Notarialna umowa przedwstępna ma większy „ciężar dowodowy” – w razie konfliktu nikt nie może podważyć jej ważności, bo została sporządzona zgodnie z przepisami i przy udziale osoby zaufania publicznego. Dla sądu to jasny komunikat: sprawa była potraktowana poważnie i obie strony wiedziały, co podpisują, a zapisy umowy obowiązują. Natomiast zwykłą, papierową umowę, nawet z podpisami, jest dużo łatwiej podważyć w sądzie. A jeśli ktoś twierdzi, że „notariusz to tylko formalność” – polecam mu pozwać kogoś w sądzie cywilnym, gdzie na proces czeka się latami. Gwarantuję, że zmieni zdanie.

Zresztą są sytuacje, w których umowa u notariusza to wręcz konieczność. Jeśli jedna ze stron kupuje nieruchomość z pomocą kredytu, a bank wymaga potwierdzenia umowy przedwstępnej w formie aktu notarialnego. Albo kiedy kupujący inwestuje środki w lokal przed podpisaniem umowy przyrzeczonej – lepiej wtedy mieć zabezpieczenie na papierze z pieczęcią.

Najczęstsze błędy przy zawieraniu umowy przedwstępnej

Z zewnątrz wygląda to prosto – dwie strony się dogadują, spisują warunki, podpisują. Ale w praktyce umowa przedwstępna to pole minowe.
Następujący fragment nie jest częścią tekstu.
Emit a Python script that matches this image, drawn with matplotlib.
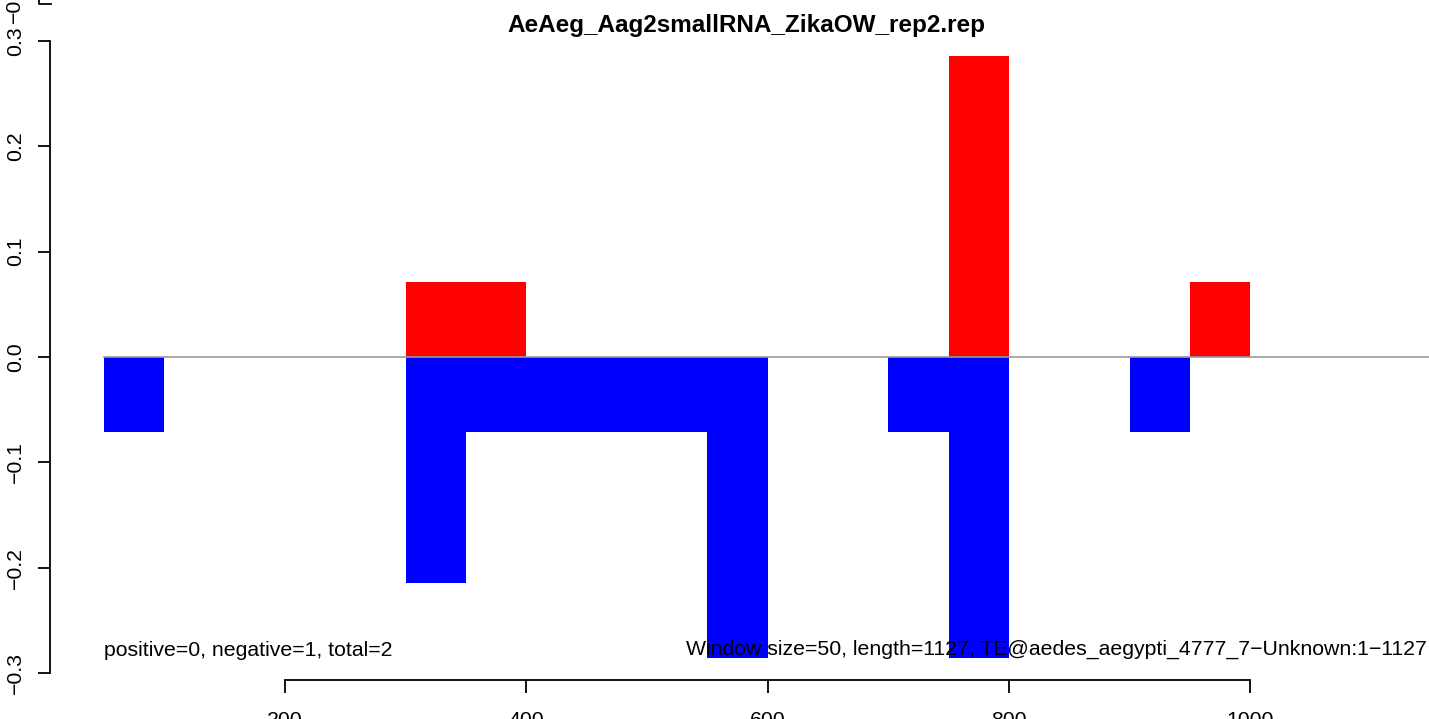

Jeden nieprecyzyjny zapis, jedno pominięcie – i zabezpieczenie po prostu nie zadziała. Poniżej opisuję najczęstsze błędy, które niestety wciąż się powtarzają przy podpisywaniu umów przedwstępnych

Brak precyzji w opisie nieruchomości

Opis nieruchomości to fundament umowy. Niestety, wielu sprzedających ogranicza się do samego adresu – a to za mało. Musi być numer księgi wieczystej, powierzchnia, przeznaczenie, a czasem nawet numer działki oraz wskazanie ograniczeń, jak np. służebności. Brak takich danych może skutkować problemami przy podpisywaniu umowy końcowej, a czasem uniemożliwia uzyskanie kredytu.

Jeśli nieruchomość jest objęta współwłasnością, w budowie lub obciążona hipoteką – to też musi być w umowie. Inaczej kupujący może poczuć się oszukany, a sprzedający straci na wiarygodności Każdy szczegół ma znaczenie – tu nie ma miejsca na „mniej więcej”.

Niejasne lub pominięte warunki finansowe

Cena, sposób płatności, termin – to nie są detale, to kręgosłup umowy. Brak jednoznacznego określenia, czy cena zawiera VAT, czy będzie płatna w ratach, czy ma być rozliczana przez kredyt – wszystko to może prowadzić do konfliktu. Nawet sposób przekazania pieniędzy powinien być wpisany do umowy przedwstępnej. Również należy wskazać, co się stanie, jeśli bank odmówi kredytu. Czy wtedy umowa przepada? Czy zadatek zostaje? Takie sytuacje trzeba przewidzieć z góry.

Brak zapisów o zadatku, karach i warunkach odstąpienia

To punkt, który dziwi mnie najbardziej. Wydawałoby się, że każdy chce zabezpieczenia – a jednak często spotykam się z umowami bez jakiegokolwiek zapisu o konsekwencjach wycofania się z transakcji. A przecież właśnie po to podpisuje się umowę przedwstępną… Brak zadatku czy określenia kary umownej oznacza, że w razie zmiany zdania przez jedną ze stron, druga zostaje z niczym.